Re: [mm-unstable v4 5/5] mm: memcg: restore subtree stats flushing

Wei Xu <weixugc@xxxxxxxxxx> · Mon, 4 Dec 2023 15:46:31 -0800

On Mon, Dec 4, 2023 at 3:31 PM Shakeel Butt <shakeelb@xxxxxxxxxx> wrote:
>
> On Mon, Dec 4, 2023 at 1:38 PM Yosry Ahmed <yosryahmed@xxxxxxxxxx> wrote:
> >
> > On Mon, Dec 4, 2023 at 12:12 PM Yosry Ahmed <yosryahmed@xxxxxxxxxx> wrote:
> > >
> > > On Sat, Dec 2, 2023 at 12:31 AM Shakeel Butt <shakeelb@xxxxxxxxxx> wrote:
> > > >
> > > > On Wed, Nov 29, 2023 at 03:21:53AM +0000, Yosry Ahmed wrote:
> > > > [...]
> > > > > +void mem_cgroup_flush_stats(struct mem_cgroup *memcg)
> > > > >  {
> > > > > -     if (memcg_should_flush_stats(root_mem_cgroup))

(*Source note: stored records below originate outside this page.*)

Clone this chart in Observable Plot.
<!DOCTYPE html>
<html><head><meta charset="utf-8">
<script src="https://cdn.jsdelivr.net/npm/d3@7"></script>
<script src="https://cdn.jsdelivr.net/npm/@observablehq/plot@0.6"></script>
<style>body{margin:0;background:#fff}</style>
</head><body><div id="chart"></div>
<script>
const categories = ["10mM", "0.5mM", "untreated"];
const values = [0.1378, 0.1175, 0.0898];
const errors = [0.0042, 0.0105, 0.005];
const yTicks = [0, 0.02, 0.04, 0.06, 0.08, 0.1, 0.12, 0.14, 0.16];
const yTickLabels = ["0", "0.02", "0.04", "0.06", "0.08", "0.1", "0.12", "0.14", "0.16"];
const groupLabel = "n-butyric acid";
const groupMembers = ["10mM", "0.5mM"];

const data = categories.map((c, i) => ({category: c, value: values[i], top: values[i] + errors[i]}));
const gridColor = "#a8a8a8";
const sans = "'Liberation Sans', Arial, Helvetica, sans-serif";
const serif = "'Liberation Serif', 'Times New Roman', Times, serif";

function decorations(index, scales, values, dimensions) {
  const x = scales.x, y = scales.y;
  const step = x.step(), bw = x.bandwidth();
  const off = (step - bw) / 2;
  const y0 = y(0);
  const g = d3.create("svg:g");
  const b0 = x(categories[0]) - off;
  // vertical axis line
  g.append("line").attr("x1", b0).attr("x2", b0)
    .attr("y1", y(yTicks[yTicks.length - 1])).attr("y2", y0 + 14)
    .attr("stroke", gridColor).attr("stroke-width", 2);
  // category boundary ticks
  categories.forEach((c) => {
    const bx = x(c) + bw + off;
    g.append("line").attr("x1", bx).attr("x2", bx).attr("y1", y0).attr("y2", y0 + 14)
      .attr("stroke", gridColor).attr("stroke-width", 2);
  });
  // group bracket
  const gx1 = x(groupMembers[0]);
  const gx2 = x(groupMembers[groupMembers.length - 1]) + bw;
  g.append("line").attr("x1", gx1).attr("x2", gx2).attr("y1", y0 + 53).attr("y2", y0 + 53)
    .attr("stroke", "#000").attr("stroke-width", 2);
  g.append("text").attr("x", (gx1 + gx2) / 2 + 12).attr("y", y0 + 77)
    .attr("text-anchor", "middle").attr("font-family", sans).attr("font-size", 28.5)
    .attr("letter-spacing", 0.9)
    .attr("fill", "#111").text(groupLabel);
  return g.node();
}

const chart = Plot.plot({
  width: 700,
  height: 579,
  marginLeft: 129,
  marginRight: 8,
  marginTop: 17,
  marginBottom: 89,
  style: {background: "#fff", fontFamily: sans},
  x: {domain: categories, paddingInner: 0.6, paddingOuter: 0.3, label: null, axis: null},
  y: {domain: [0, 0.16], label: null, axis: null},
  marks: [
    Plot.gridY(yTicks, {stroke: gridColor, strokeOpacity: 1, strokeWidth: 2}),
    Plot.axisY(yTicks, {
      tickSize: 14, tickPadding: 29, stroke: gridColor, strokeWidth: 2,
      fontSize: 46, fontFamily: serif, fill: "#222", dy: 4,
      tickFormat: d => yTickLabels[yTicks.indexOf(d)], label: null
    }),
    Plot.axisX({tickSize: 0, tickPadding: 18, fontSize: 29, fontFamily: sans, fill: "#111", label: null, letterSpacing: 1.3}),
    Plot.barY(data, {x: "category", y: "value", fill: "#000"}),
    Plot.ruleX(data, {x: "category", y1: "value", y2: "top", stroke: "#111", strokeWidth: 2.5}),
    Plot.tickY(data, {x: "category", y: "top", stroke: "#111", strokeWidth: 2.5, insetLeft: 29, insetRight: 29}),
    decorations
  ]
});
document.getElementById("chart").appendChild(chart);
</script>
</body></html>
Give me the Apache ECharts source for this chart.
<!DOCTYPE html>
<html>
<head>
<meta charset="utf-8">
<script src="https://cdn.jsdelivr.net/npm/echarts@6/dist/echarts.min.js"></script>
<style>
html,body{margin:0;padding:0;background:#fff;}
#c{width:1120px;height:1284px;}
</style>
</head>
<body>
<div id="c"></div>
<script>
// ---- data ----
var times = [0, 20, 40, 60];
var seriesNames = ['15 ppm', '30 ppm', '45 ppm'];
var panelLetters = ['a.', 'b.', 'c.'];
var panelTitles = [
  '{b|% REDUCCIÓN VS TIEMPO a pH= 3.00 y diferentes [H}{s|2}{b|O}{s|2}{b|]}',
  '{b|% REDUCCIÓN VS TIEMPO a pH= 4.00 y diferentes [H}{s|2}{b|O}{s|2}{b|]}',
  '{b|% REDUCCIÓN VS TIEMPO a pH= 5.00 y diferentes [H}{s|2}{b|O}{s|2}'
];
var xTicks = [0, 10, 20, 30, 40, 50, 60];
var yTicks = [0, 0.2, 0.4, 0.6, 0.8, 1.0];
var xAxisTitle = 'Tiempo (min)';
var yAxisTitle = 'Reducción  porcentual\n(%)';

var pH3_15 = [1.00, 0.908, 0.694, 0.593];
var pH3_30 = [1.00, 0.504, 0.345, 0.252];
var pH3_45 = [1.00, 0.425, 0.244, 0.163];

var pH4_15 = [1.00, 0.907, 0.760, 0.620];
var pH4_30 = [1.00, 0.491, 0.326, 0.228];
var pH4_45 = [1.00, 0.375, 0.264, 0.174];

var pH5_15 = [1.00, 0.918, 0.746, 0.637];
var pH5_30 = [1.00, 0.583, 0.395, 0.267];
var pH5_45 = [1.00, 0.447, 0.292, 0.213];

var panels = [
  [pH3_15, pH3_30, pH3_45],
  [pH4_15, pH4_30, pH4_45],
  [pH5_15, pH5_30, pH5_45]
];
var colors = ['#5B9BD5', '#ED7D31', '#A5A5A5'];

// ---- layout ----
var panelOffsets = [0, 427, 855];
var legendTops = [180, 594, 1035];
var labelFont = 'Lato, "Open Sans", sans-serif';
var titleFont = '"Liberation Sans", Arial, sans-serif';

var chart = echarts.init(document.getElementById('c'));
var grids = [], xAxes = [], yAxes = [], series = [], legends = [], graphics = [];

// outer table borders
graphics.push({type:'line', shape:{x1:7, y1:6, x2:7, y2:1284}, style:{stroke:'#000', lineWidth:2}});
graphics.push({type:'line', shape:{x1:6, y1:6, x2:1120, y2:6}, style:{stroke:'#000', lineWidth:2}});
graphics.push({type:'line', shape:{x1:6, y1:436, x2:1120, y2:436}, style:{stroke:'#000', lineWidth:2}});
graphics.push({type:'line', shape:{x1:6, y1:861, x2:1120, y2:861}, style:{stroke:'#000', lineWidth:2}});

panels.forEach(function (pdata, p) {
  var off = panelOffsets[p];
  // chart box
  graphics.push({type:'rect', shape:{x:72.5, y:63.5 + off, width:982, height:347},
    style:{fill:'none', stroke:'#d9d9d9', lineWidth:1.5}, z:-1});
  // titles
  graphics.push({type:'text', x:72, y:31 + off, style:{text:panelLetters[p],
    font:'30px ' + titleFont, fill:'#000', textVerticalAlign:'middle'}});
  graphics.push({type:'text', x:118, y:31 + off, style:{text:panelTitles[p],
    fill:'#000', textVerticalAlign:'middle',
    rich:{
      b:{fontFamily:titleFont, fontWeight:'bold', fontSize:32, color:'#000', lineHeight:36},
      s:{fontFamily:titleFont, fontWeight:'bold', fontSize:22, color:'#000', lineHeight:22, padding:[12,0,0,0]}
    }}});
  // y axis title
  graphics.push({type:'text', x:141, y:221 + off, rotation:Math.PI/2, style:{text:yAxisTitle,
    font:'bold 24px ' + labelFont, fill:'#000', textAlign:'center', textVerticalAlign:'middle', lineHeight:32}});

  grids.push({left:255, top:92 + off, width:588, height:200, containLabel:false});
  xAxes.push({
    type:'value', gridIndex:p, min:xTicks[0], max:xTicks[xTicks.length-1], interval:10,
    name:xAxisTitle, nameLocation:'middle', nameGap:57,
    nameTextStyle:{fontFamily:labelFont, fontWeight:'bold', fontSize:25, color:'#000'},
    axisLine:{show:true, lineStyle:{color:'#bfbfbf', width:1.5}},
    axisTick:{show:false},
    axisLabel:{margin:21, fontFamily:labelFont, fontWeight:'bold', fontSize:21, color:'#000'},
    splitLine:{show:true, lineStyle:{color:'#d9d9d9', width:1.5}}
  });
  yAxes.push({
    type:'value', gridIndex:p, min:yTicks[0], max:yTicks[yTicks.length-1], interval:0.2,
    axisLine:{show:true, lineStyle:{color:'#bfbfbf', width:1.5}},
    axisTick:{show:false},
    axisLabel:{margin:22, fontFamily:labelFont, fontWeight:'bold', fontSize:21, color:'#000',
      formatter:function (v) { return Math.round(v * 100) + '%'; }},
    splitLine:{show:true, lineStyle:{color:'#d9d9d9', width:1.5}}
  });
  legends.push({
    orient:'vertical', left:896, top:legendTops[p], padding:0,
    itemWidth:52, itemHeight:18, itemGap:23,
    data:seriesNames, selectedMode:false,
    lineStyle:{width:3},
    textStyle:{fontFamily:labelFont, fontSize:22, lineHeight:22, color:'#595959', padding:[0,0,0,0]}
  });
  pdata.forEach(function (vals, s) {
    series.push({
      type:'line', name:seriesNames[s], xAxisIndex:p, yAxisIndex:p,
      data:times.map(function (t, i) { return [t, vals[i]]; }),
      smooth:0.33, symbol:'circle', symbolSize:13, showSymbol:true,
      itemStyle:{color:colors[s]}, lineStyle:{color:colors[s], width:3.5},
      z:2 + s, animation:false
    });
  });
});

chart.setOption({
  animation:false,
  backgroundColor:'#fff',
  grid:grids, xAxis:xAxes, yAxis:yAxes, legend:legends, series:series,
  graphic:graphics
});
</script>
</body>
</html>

> > > > > -             do_flush_stats();
> > > > > +     static DEFINE_MUTEX(memcg_stats_flush_mutex);
> > > > > +
> > > > > +     if (mem_cgroup_disabled())

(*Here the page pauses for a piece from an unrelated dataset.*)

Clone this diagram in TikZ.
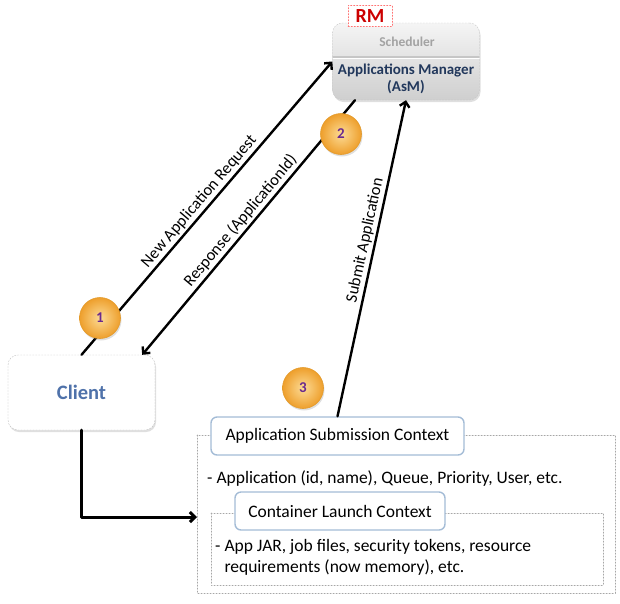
\documentclass[tikz,border=0pt]{standalone}
\usepackage{fontspec}
\setmainfont{Carlito}
\usetikzlibrary{calc,arrows.meta,shadows}
\definecolor{asmazul}{HTML}{22385C}
\definecolor{clienteazul}{HTML}{4F72AA}
\definecolor{schedgris}{HTML}{A3A3A3}
\definecolor{ctxborde}{HTML}{A4BCD6}
\definecolor{pasoclaro}{HTML}{FCDB95}
\definecolor{pasooscuro}{HTML}{EE9F2C}
\definecolor{pasoborde}{HTML}{E39A2A}
\definecolor{pasotexto}{HTML}{6A2A8E}
\tikzstyle{every path}=[line cap=round, line join=round]
\tikzstyle{flecha}=[line width=2.4pt, -{Straight Barb[length=5pt,width=10pt]}]
\tikzstyle{sombra}=[drop shadow={opacity=0.25, shadow xshift=1pt, shadow yshift=-2pt}]
\tikzstyle{rmcaja}=[rounded corners=10pt, minimum width=147pt, minimum height=77pt, top color=gray!8, bottom color=gray!38, draw=gray!45, dash pattern=on 1.5pt off 1.5pt, sombra]
\tikzstyle{clientecaja}=[rounded corners=10pt, minimum width=147pt, minimum height=75pt, fill=white, draw=gray!50, dash pattern=on 1.5pt off 1.5pt, sombra, text=clienteazul, font=\bfseries\fontsize{20.5}{23}\selectfont]
\tikzstyle{paso}=[circle, minimum size=41pt, inner sep=0pt, draw=pasoborde, line width=0.6pt, inner color=pasoclaro, outer color=pasooscuro, text=pasotexto, font=\bfseries\fontsize{15}{17}\selectfont, sombra]
\tikzstyle{contexto}=[draw=ctxborde, line width=1.4pt, rounded corners=6pt, fill=white, font=\fontsize{17.5}{20}\selectfont, inner sep=0pt]
\tikzstyle{punteado}=[draw=gray!70, dotted, line width=1pt]
\tikzstyle{etiqueta}=[font=\fontsize{16.5}{18}\selectfont, sloped, above, inner sep=2pt]
\tikzstyle{detalle}=[font=\fontsize{17.5}{21}\selectfont, inner sep=0pt]

\begin{document}
\begin{tikzpicture}[x=1pt,y=-1pt]
          \useasboundingbox (0,0) rectangle (620,603);
          %resource manager
          \node[rmcaja] (rm) at (406,61.5) {};
          \node[text=schedgris, font=\bfseries\fontsize{13.5}{15}\selectfont] (sched) at (407,42) {Scheduler};
          \draw[gray!45, line width=1.2pt] (333,57) -- (479,57);
          \draw[white, line width=1pt] (333,58.6) -- (479,58.6);
          \node[text=asmazul, align=center, font=\bfseries\fontsize{15}{17.5}\selectfont] (asm) at (406,79) {Applications Manager\\(AsM)};
          \node[draw=red!55, dash pattern=on 1.5pt off 1.5pt, fill=white, text=red!80!black, minimum width=44pt, minimum height=21pt, inner sep=0pt, font=\bfseries\fontsize{20}{22}\selectfont] (rmtag) at (370,16) {RM};
          %cliente
          \node[clientecaja] (client) at (81.5,392.5) {Client};
          %contextos
          \draw[punteado] (197,435) rectangle (615,593);
          \draw[punteado] (211,513) rectangle (603,585);
          \node[contexto, minimum width=253pt, minimum height=38pt] (asc) at (337.5,436) {Application Submission Context};
          \node[detalle, anchor=west] (ascdet) at (207,478) {- Application (id, name), Queue, Priority, User, etc.};
          \node[contexto, minimum width=210pt, minimum height=38pt] (clc) at (340,511) {Container Launch Context};
          \node[detalle, anchor=north west, align=left] (clcdet) at (215,539) {- App JAR, job files, security tokens, resource\\\phantom{- }requirements (now memory), etc.};
          %flechas
          \coordinate (ctx) at (197,517);
          \draw[flecha, line width=3pt] (client.south) |- (ctx);
          \draw[flecha] (client.north) -- node[etiqueta]{New Application Request} (rm.west);
          \draw[flecha] ([xshift=-51pt]rm.south) -- node[etiqueta]{Response (ApplicationId)} ([xshift=-13pt]client.north east);
          \draw[flecha] (asc.north) -- node[etiqueta, pos=0.55]{Submit Application} (rm.south);
          %pasos
          \node[paso] (p1) at (100,318) {1};
          \node[paso] (p2) at (341,134) {2};
          \node[paso] (p3) at (303,388) {3};
        \end{tikzpicture}
\end{document}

> > > > > +             return;
> > > > > +
> > > > > +     if (!memcg)
> > > > > +             memcg = root_mem_cgroup;
> > > > > +
> > > > > +     if (memcg_should_flush_stats(memcg)) {
> > > > > +             mutex_lock(&memcg_stats_flush_mutex);
> > > >
> > > > What's the point of this mutex now? What is it providing? I understand
> > > > we can not try_lock here due to targeted flushing. Why not just let the
> > > > global rstat serialize the flushes? Actually this mutex can cause
> > > > latency hiccups as the mutex owner can get resched during flush and then
> > > > no one can flush for a potentially long time.
> > >
> > > I was hoping this was clear from the commit message and code comments,
> > > but apparently I was wrong, sorry. Let me give more context.
> > >
> > > In previous versions and/or series, the mutex was only used with
> > > flushes from userspace to guard in-kernel flushers against high
> > > contention from userspace. Later on, I kept the mutex for all memcg
> > > flushers for the following reasons:
> > >
> > > (a) Allow waiters to sleep:
> > > Unlike other flushers, the memcg flushing path can see a lot of
> > > concurrency. The mutex avoids having a lot of CPUs spinning (e.g.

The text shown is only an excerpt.